STANISŁAW LESZCZYŃSKI, 1734Our laws regarding the Jews are wrong. Their situation, outside a class, is wrong. It is wrong to place power over them in the hands of private individuals or special Jewish bureaucrats. It is wrong to consider them an evil nation and to offer them no fatherland. Worst of all is that we allow them to live with special laws and customs. Owing to this, they appear as a corpus in corpore, a state within a state; in view of the fact that Jewish laws and rites are different from ours, such a state of things gives rise to conflicts, confusion, mutual distrust, contempt, and hatred.

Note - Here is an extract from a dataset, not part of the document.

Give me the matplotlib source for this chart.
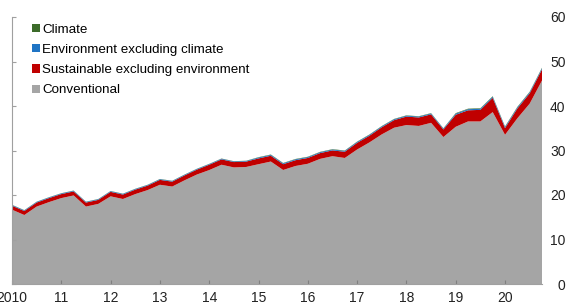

MATEUSZ BUTRYMOWICZ, February 1789ATTEMPTS TO REFORM THE POLITICAL AND SOCIAL SYSTEM OF THE COMMONWEALTH
THE REIGN of the last king of Poland, Stanisław August Poniatowski, who was elected in 1764, was characterized by an attempt, in accordance with the political principles of the Enlightenment, to reform the institutions of the Polish–Lithuanian Commonwealth. The need for radical change was widely recognized. According to the reformer Fr. Stanisław Staszic, writing in 1790, ‘The whole of Europe is already in the eighteenth century [while] Poland is still in the fifteenth century.’
Indeed Enlightenment ideas and calls for reform had not been entirely absent even in the period of Saxon rule between 1697 and 1763. The taxation system had been placed on a somewhat better footing as a consequence of the political settlement ratified at the Silent Sejm in 1717. Polish finances now had, for the first time, something approximating to a budget.